Strive (ASST) Acquires 73 Bitcoin for $4.7 Million, Pushes Treasury to 19,105 BTC
Strive, Inc. (Nasdaq: ASST) has purchased 73 bitcoin at an average cost of approximately $63,646 per coin, for a total of roughly $4.7 million, the Dallas-based bitcoin treasury company disclosed in a Form 8-K filing with the Securities and Exchange Commission on Monday.
The purchase was made between June 8 and June 14, pushing Strive’s total bitcoin holdings to 19,105 $BTC. The acquisition marks continued, methodical accumulation from a company that has built one of the fastest-growing bitcoin treasuries among publicly traded firms.
Alongside the bitcoin purchase, Strive’s cash and cash equivalents rose modestly from $139.2 million as of June 5 to $141.4 million as of June 12. The company’s holdings of Variable Rate Series A Perpetual Stretch Preferred Stock of Strategy (STRC) held flat at 505,000 shares, with fair value ticking up slightly from $47.2 million to $47.9 million over the same period.
Strive’s Class A common stock share count increased by approximately 483,400 shares to 69,894,045 during the week, reflecting issuance through the company’s at-the-market equity program. Class B common stock and SATA preferred shares remained unchanged. The SATA stock, Strive’s Variable Rate Series A Perpetual Preferred Stock, has been a key instrument in the company’s capital strategy.
As of June 16, Strive plans to transition SATA’s 13% APR monthly dividend to a daily schedule, paying the same annual yield every business day — a move designed to increase liquidity and attract capital for further bitcoin acquisition.
Strive’s public merger
Strive entered the public bitcoin treasury space at speed. In September 2025, the company announced a merger with Semler Scientific (Nasdaq: SMLR), an all-stock deal that brought Semler’s 5,048 $BTC onto Strive’s balance sheet upon close. The transaction closed in January 2026, giving Strive 12,797.9 $BTC and positioning it as one of the top corporate bitcoin holders globally, surpassing both Tesla and Trump Media & Technology Group at the time of closing.

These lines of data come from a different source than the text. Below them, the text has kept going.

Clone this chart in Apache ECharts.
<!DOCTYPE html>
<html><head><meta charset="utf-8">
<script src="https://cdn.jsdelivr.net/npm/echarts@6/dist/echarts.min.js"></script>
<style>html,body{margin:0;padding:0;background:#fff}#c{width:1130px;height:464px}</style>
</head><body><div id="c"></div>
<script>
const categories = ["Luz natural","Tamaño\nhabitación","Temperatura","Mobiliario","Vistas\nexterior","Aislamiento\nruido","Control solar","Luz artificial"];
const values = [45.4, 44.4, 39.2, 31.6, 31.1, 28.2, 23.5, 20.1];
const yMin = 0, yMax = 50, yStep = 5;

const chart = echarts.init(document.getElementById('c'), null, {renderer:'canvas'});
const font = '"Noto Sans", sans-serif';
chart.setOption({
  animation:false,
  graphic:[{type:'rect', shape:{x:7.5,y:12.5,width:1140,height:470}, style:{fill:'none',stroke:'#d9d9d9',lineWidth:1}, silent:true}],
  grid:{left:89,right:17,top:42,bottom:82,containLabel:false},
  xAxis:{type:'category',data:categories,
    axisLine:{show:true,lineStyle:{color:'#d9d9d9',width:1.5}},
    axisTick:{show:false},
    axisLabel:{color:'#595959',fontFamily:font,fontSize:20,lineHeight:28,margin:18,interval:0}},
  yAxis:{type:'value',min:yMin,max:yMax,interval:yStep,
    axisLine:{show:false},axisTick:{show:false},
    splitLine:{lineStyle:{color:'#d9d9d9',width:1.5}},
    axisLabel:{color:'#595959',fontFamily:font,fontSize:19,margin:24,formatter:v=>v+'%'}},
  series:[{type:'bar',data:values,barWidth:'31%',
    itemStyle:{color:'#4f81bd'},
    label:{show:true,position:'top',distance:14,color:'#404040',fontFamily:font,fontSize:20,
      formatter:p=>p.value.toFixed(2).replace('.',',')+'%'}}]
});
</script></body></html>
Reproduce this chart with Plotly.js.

Since then, Strive has continued to layer on purchases. By late January, the company had secured $225 million through its SATA preferred stock issuance and used part of the proceeds to add 333.89 $BTC at an average of $89,851 per coin, bringing holdings past 13,131 $BTC while clearing most of its outstanding debt.

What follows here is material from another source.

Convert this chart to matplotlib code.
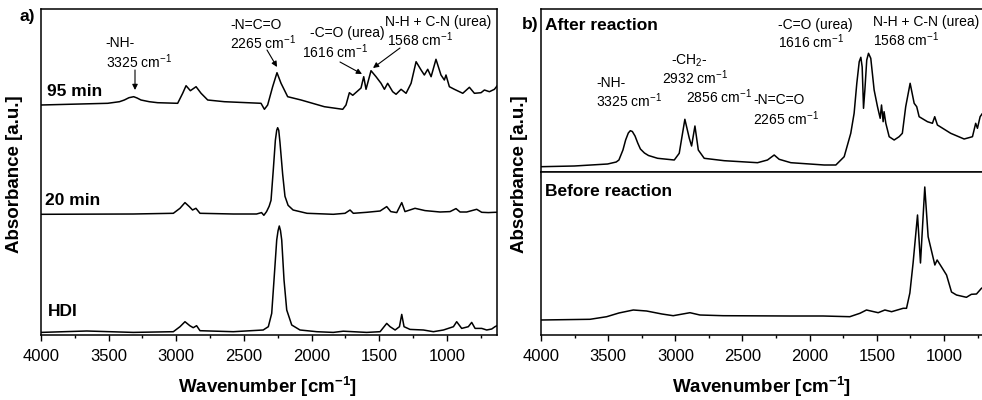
import matplotlib
matplotlib.use('Agg')
import matplotlib.pyplot as plt
from matplotlib.ticker import MultipleLocator

plt.rcParams['font.family'] = ['Liberation Sans', 'DejaVu Sans']
plt.rcParams['mathtext.fontset'] = 'custom'
plt.rcParams['mathtext.rm'] = 'Liberation Sans'
plt.rcParams['mathtext.bf'] = 'Liberation Sans:bold'
plt.rcParams['mathtext.default'] = 'rm'

# ---- panel a) spectra (values relative to each baseline) ----
hdi_wn = [4000, 3662, 3318, 3022, 2973, 2936, 2900, 2875, 2850, 2825, 2579, 2358,
          2320, 2295, 2278, 2258, 2248, 2239, 2230, 2221, 2204, 2184, 2147, 2086,
          1962, 1840, 1766, 1593, 1494, 1445, 1420, 1383, 1351, 1334, 1317, 1273,
          1174, 1100, 1026, 952, 928, 891, 842, 817, 792, 743, 706, 669, 645, 630]
hdi_abs = [-0.7, 0.7, -0.7, 0, 5, 10, 6, 4, 6, 1, 0, 1.7,
           5, 18.3, 51.7, 91.7, 101, 105.7, 101, 91.7, 51.7, 21.7, 6.7, 1.7,
           0, -0.7, 0.5, -0.7, 0, 8.3, 5, 1.7, 5, 17.3, 5, 2.3,
           1.7, 0, 1.7, 5, 10, 3.3, 5, 9.3, 3.3, 3.3, 1.7, 2.7, 5, 6]

m20_wn = [4000, 3318, 3022, 2973, 2936, 2904, 2880, 2855, 2825, 2579, 2407, 2370,
          2353, 2333, 2314, 2300, 2283, 2268, 2258, 2251, 2243, 2234, 2214, 2197,
          2174, 2137, 2034, 1840, 1753, 1716, 1692, 1593, 1494, 1445, 1415, 1371,
          1334, 1310, 1236, 1162, 1051, 977, 933, 903, 854, 780, 743, 694, 645, 630]
m20_abs = [0, 0.3, 1, 6, 11.7, 7.7, 4.3, 6, 1, 0.3, 0.3, 1.7,
           -1, 2.7, 8, 14, 45, 74, 84, 86.6, 84, 72, 40, 18,
           9, 4.3, 1, 0, 1, 4.3, 1, 2, 3.3, 7.7, 2.7, 1.7,
           11.7, 2.7, 6, 3.7, 2.3, 2.7, 5.7, 2.3, 2.3, 5, 2, 1.7, 2, 2]

m95_wn = [4000, 3507, 3420, 3384, 3350, 3315, 3290, 3261, 3200, 3138, 2990, 2953,
          2928, 2896, 2854, 2817, 2768, 2645, 2374, 2349, 2325, 2288, 2256, 2226,
          2177, 2078, 1906, 1770, 1746, 1721, 1696, 1660, 1635, 1615, 1598, 1561,
          1524, 1487, 1462, 1438, 1401, 1376, 1339, 1302, 1265, 1228, 1191, 1167,
          1142, 1117, 1081, 1044, 1019, 1007, 982, 945, 883, 834, 797, 748,
          723, 686, 649, 630]
m95_abs = [0, 1.7, 3.3, 5, 7.3, 8.3, 7, 5, 3.3, 2.3, 1.7, 11.7,
           19.3, 14.3, 18.3, 11.7, 5, 3.3, 1.7, -4.3, 0, 18.3, 32.3, 21.7,
           8.3, 5, -1.7, -4.3, 0, 12.3, 9.7, 14, 17, 28.3, 15.7, 34.3,
           28.3, 21.7, 15.7, 21.7, 13.3, 10.7, 15.7, 11.7, 21.7, 43.3, 35, 30,
           35.7, 28.3, 45.7, 30, 25, 30, 18.3, 15.7, 11.7, 17.7, 11.7, 12.3,
           15, 13.3, 15.7, 19]

# ---- panel b) spectra ----
after_wn = [4000, 3752, 3504, 3440, 3420, 3390, 3370, 3350, 3335, 3320, 3300, 3280,
            3260, 3230, 3200, 3132, 3008, 2971, 2929, 2896, 2879, 2854, 2829, 2785,
            2636, 2388, 2314, 2264, 2227, 2140, 1892, 1805, 1743, 1694, 1669, 1649,
            1631, 1619, 1609, 1599, 1589, 1575, 1562, 1545, 1520, 1495, 1475, 1465,
            1453, 1446, 1433, 1408, 1371, 1334, 1310, 1285, 1252, 1222, 1203, 1185,
            1123, 1086, 1069, 1049, 950, 850, 788, 764, 751, 731, 717]
after_abs = [5.3, 6, 8, 10, 12, 22, 32, 39, 41.3, 40.5, 36, 29,
             23, 19, 16.5, 13.7, 12, 18.7, 52.7, 33.7, 26, 46, 22, 13.7,
             11.3, 9.3, 12, 17, 12.7, 9.3, 7, 7, 15.3, 38.7, 58.7, 88.7,
             110.3, 114.7, 105, 63.7, 82, 112, 118.7, 113.7, 82, 65.3, 53.7, 67,
             50.3, 60.3, 48.7, 35.3, 32, 35.3, 38.7, 65.3, 88.7, 68.7, 65.3, 55.3,
             50.3, 48.7, 55.3, 47, 38.7, 33, 35.3, 48.7, 43.7, 55.3, 58]

before_wn = [4000, 3635, 3511, 3420, 3313, 3214, 3100, 3016, 2891, 2817, 2644, 2147,
             1900, 1701, 1626, 1577, 1490, 1440, 1390, 1304, 1279, 1254, 1230, 1197,
             1175, 1143, 1118, 1068, 1051, 1018, 981, 944, 907, 833, 796, 758,
             721, 717]
before_abs = [15, 15.7, 18.3, 22, 25, 24, 21, 19.3, 22.3, 20, 19.3, 19,
              19, 18.3, 21.7, 25, 22.3, 25, 23.3, 26.7, 26.7, 42, 72, 120,
              72, 148, 98.3, 70, 75, 68, 60, 43, 40, 37.7, 40.7, 41,
              46.7, 47]

labels_a = ['95 min', '20 min', 'HDI']
offsets_a = [230, 120.7, 3.3]

W, H = 982, 400


def fx(x):
    return x / W


def fy(y):
    return 1 - y / H


def style_x(ax, labels=True):
    ax.xaxis.set_major_locator(MultipleLocator(500))
    ax.xaxis.set_minor_locator(MultipleLocator(250))
    ax.tick_params(axis='x', which='major', direction='out', length=4, width=1,
                   labelsize=12, labelbottom=labels, pad=6)
    ax.tick_params(axis='x', which='minor', direction='out', length=2.5, width=1)
    ax.set_yticks([])
    for s in ax.spines.values():
        s.set_linewidth(1.1)


fig = plt.figure(figsize=(9.82, 4.0), dpi=100)

# panel a
ax_a = fig.add_axes([fx(41), fy(335), fx(497) - fx(41), fy(9) - fy(335)])
for wn, ab, off in zip([m95_wn, m20_wn, hdi_wn], [m95_abs, m20_abs, hdi_abs], offsets_a):
    ax_a.plot(wn, [v + off for v in ab], color='k', lw=1.1)
ax_a.set_xlim(4000, 630)
ax_a.set_ylim(0, 326)
style_x(ax_a)

# panel b
ax_bt = fig.add_axes([fx(541), fy(172), fx(982) - fx(541), fy(9) - fy(172)])
ax_bb = fig.add_axes([fx(541), fy(335), fx(982) - fx(541), fy(172) - fy(335)])
ax_bt.plot(after_wn, after_abs, color='k', lw=1.1)
ax_bb.plot(before_wn, before_abs, color='k', lw=1.1)
for ax in (ax_bt, ax_bb):
    ax.set_xlim(4000, 717)
    ax.set_ylim(0, 163)
    ax.spines['right'].set_visible(False)
style_x(ax_bt, labels=False)
style_x(ax_bb)

# panel letters and curve labels
bold = dict(fontweight='bold', fontsize=12.5, va='center')
fig.text(fx(20), fy(16), 'a)', **bold)
fig.text(fx(522), fy(25), 'b)', **bold)
fig.text(fx(47), fy(92), labels_a[0], **bold)
fig.text(fx(45), fy(201), labels_a[1], **bold)
fig.text(fx(48), fy(311), labels_a[2], **bold)
fig.text(fx(545), fy(25), 'After reaction', **bold)
fig.text(fx(545), fy(192), 'Before reaction', **bold)

# axis titles
fig.text(fx(268), fy(387), r'Wavenumber [cm$^{\mathbf{-1}}$]', ha='center', va='center',
         fontweight='bold', fontsize=13.5)
fig.text(fx(762), fy(387), r'Wavenumber [cm$^{\mathbf{-1}}$]', ha='center', va='center',
         fontweight='bold', fontsize=13.5)
fig.text(fx(15), fy(174), 'Absorbance [a.u.]', ha='center', va='center', rotation=90,
         fontweight='bold', fontsize=13.5)
fig.text(fx(520), fy(174), 'Absorbance [a.u.]', ha='center', va='center', rotation=90,
         fontweight='bold', fontsize=13.5)

# peak annotations: (text, left x, center y) in pixels
notes = [
    ('-NH-', 105, 43), ('3325 cm$^{-1}$', 106, 62),
    ('-N=C=O', 230, 25), ('2265 cm$^{-1}$', 230, 43),
    ('-C=O (urea)', 310, 33), ('1616 cm$^{-1}$', 302, 52),
    ('N-H + C-N (urea)', 385, 22), ('1568 cm$^{-1}$', 387, 40),
    ('-NH-', 596, 83), ('3325 cm$^{-1}$', 596, 101),
    ('-CH$_2$-', 671, 61), ('2932 cm$^{-1}$', 662, 78),
    ('2856 cm$^{-1}$', 686, 97),
    ('-N=C=O', 753, 100), ('2265 cm$^{-1}$', 753, 119),
    ('-C=O (urea)', 778, 25), ('1616 cm$^{-1}$', 778, 42),
    ('N-H + C-N (urea)', 873, 22), ('1568 cm$^{-1}$', 873, 40),
]
for s, x, y in notes:
    fig.text(fx(x), fy(y), s, ha='left', va='center', fontsize=10)

arrows = [
    ((135, 70), (135, 90)),
    ((267, 50), (277, 67)),
    ((340, 62), (362, 74)),
    ((400, 48), (373, 68)),
    ((623, 108), (629, 126)),
    ((679, 87), (683, 115)),
    ((700, 105), (696, 120)),
    ((774, 127), (774, 152)),
    ((827, 50), (855, 61)),
    ((887, 47), (875, 61)),
]
for (x0, y0), (x1, y1) in arrows:
    ax_a.annotate('', xy=(fx(x1), fy(y1)), xytext=(fx(x0), fy(y0)),
                  xycoords='figure fraction', textcoords='figure fraction',
                  arrowprops=dict(arrowstyle='-|>', color='k', lw=0.8,
                                  mutation_scale=8, shrinkA=0, shrinkB=0))

fig.savefig('out.png', dpi=100)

In early May, the company crossed the 15,000 $BTC threshold after acquiring 444 bitcoin for $33.9 million at an average of $76,307 per coin, and added another 381.61 $BTC between May 13 and May 18 at roughly $79,348 each. The company’s treasury tracker shows a June 1 purchase of roughly 2,500 $BTC at approximately $74,092, which represented one of its largest single-week acquisitions to date.
The company’s bitcoin strategy carries the broader philosophy of its founder. Strive positions bitcoin not just as a treasury reserve but as the capital allocation benchmark for the entire enterprise — a “bitcoin-first” framework that sets $BTC as the hurdle rate against which all other investments are measured. That approach, built out of the Semler Scientific acquisition and an expanding preferred equity program, has taken Strive from under 8,000 $BTC in late 2025 to more than 19,000 $BTC today.
Bitcoin and the weekend rally
The timing of Strive’s disclosure coincides with a notable bitcoin recovery. Bitcoin climbed above $66,000 on Sunday after President Trump announced a U.S.-Iran peace deal, with the formal signing set for June 19.
The geopolitical breakthrough — which includes the lifting of the U.S. naval blockade and the reopening of the Strait of Hormuz — sent oil prices down roughly 5% to $80 per barrel and pushed risk assets higher across the board. Bitcoin’s gains were concentrated in the hours after the Saturday announcement, with the asset up roughly 3% over 24 hours by Monday morning.